Nigel Cameron has a question.

Several questions actually. As the chief executive officer of the Center for Policy on Emerging Technologies (C-PET), Washington DC’s independent think tank on science and technology policy, his role is to ask questions to which nobody yet has the answers.

Most people aren’t entirely comfortable with this concept — certainly not at the management and board levels. But Cameron argues those who challenge the status quo are probably some of the most important participants in an organisation.

The former research professor and associate dean at the Illinois Institute of Technology and director of the Center on Nanotechnology and Society has long railed against what he terms as ‘public enemy number one’ — groupthink — the propensity for thinking to move in the same direction to the exclusion of any serious questioning.

“The faster change is taking place, the more important leadership becomes,” says Cameron, in Sydney for AMP’s recent Amplify event.

“But there is a tendency to sign off on other people’s agendas — it’s a coalition in politics but it’s not just conscious in this context — rather than having our own independent view of these things. It’s a basic tribal behaviour and it is very, very dangerous.
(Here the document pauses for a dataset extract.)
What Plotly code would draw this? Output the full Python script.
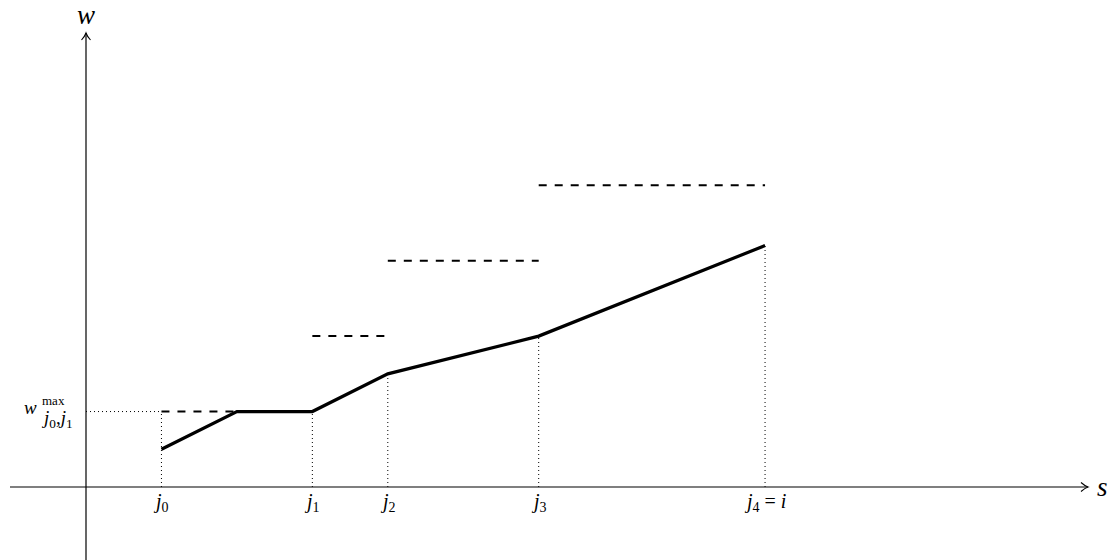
import plotly.graph_objects as go

# Breakpoints of the accumulated weight curve w(s)
s_points = [1, 2, 3, 4, 6, 9]
w_points = [0.5, 1.0, 1.0, 1.5, 2.0, 3.2]

# Per-interval maximum weights (dashed caps)
cap_start = [1, 3, 4, 6]
cap_end = [2, 4, 6, 9]
cap_level = [1.0, 2.0, 3.0, 4.0]

# Marked positions on the s axis
j_pos = [1, 3, 4, 6, 9]
j_top = [1.0, 1.0, 1.5, 2.0, 3.2]
j_labels = ["<i>j</i><sub>0</sub>", "<i>j</i><sub>1</sub>", "<i>j</i><sub>2</sub>",
            "<i>j</i><sub>3</sub>", "<i>j</i><sub>4</sub> = <i>i</i>"]
wmax_level = 1.0

W, H = 1117, 560
PX = 75.45          # pixels per unit
X0, Y0 = 86, 487    # pixel position of the origin

def sx(p):  # pixel -> data (horizontal)
    return (p - X0) / PX

def sy(p):  # pixel -> data (vertical)
    return (Y0 - p) / PX

FONT = "Liberation Serif"
fig = go.Figure()

# dotted guides
for x, top in zip(j_pos, j_top):
    fig.add_trace(go.Scatter(x=[x, x], y=[0, top], mode="lines",
                             line=dict(color="black", width=1, dash="1px,3px"),
                             hoverinfo="skip", showlegend=False))
fig.add_trace(go.Scatter(x=[0, j_pos[0]], y=[wmax_level, wmax_level], mode="lines",
                         line=dict(color="black", width=1, dash="1px,3px"),
                         hoverinfo="skip", showlegend=False))

# dashed caps
for a, b, lv in zip(cap_start, cap_end, cap_level):
    fig.add_trace(go.Scatter(x=[a, b], y=[lv, lv], mode="lines",
                             line=dict(color="black", width=2, dash="8px,8px"),
                             hoverinfo="skip", showlegend=False))

# weight curve
fig.add_trace(go.Scatter(x=s_points, y=w_points, mode="lines",
                         line=dict(color="black", width=3.2),
                         hoverinfo="skip", showlegend=False))

# axes with open arrow heads
xtip, ytip = 1088, 33
fig.add_shape(type="line", x0=sx(10), x1=sx(xtip), y0=0, y1=0,
              line=dict(color="black", width=1.2))
fig.add_shape(type="line", x0=0, x1=0, y0=sy(H + 5), y1=sy(ytip),
              line=dict(color="black", width=1.2))
ah, aw = 7, 4.5
fig.add_shape(type="path",
              path=f"M {sx(xtip-ah)},{sy(Y0-aw)} Q {sx(xtip-3)},{sy(Y0-1)} {sx(xtip)},0 "
                   f"Q {sx(xtip-3)},{sy(Y0+1)} {sx(xtip-ah)},{sy(Y0+aw)}",
              line=dict(color="black", width=1.1))
fig.add_shape(type="path",
              path=f"M {sx(X0-aw)},{sy(ytip+ah)} Q {sx(X0-1)},{sy(ytip+3)} 0,{sy(ytip)} "
                   f"Q {sx(X0+1)},{sy(ytip+3)} {sx(X0+aw)},{sy(ytip+ah)}",
              line=dict(color="black", width=1.1))

# axis names
fig.add_annotation(x=sx(1102), y=0, text="<i>s</i>", showarrow=False,
                   font=dict(family=FONT, size=27, color="black"))
fig.add_annotation(x=0, y=sy(15), text="<i>w</i>", showarrow=False,
                   font=dict(family=FONT, size=27, color="black"))

# s-axis labels
for x, lab in zip(j_pos, j_labels):
    fig.add_annotation(x=x, y=sy(502), text=lab, showarrow=False,
                       font=dict(family=FONT, size=20, color="black"))

# w^max_{j0,j1} label
fig.add_annotation(x=sx(39), y=wmax_level, text="<i>w</i>", showarrow=False,
                   xanchor="right", yanchor="middle", yshift=4,
                   font=dict(family=FONT, size=19, color="black"))
fig.add_annotation(x=sx(40), y=wmax_level, text="max", showarrow=False,
                   xanchor="left", yanchor="bottom", yshift=2,
                   font=dict(family=FONT, size=13, color="black"))
fig.add_annotation(x=sx(39), y=wmax_level, text="<i>j</i><sub>0</sub>,<i>j</i><sub>1</sub>",
                   showarrow=False, xanchor="left", yanchor="top", yshift=7,
                   font=dict(family=FONT, size=19, color="black"))

fig.update_layout(
    width=W, height=H,
    margin=dict(l=0, r=0, t=0, b=0),
    paper_bgcolor="white", plot_bgcolor="white",
    xaxis=dict(range=[sx(0), sx(W)], visible=False, fixedrange=True),
    yaxis=dict(range=[sy(H), sy(0)], visible=False, fixedrange=True),
    showlegend=False,
)

fig.write_html("out.html")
As the chief knowledge officers within an organisation, CIOs are in the best position to ensure groupthink doesn’t invade senior management decisions, Cameron says, almost like an ‘ideas ombudsman’ within the business.

“You could argue that this is the person who signs off on knowledge networking within the organisation. That means they are the ones signing off on the non-groupthink mentality in the nature of the knowledge engagement.”
The faster change takes place, he attests, the more important leadership becomes. And organisations — be they political or commercial — must become accustomed to the concept that ‘business as normal’ has changed irrevocably.

“Normality is perhaps the prime victim of our move into the 21st century and up the Moore’s Law curve. There is no more normality; we are coping with a revolutionary situation in which the only stasis is that there is no stasis.
 

“Therefore, you have to retool the structures between the knowledge structures and the authority structures. And you really have to do this in a way that, at a structure level, is more challenging to the top positions and introduce ‘uncomfortableness’. Introduce squeaking joints and hangnails into the whole process.”

Increasingly, organisations that are capable of re-evaluation and are not afraid to confront the hard questions as part of their regular processes will have the competitive advantage. Cameron terms it ‘cultivating the outliers’ and he says it is fundamental to good decision making.

“For all the talk of knowledge management, it seems to me that every organisation is now a knowledge organisation,” he says. “Whenever I see the phrase ‘data driven decisions’, I smell a rat. Given that data is indefinite, no decisions are driven by data. Decisions are driven by questions; they’re driven by intuition, by the interrogation of data. It is naïve to think data can drive anything because expertise is dead.”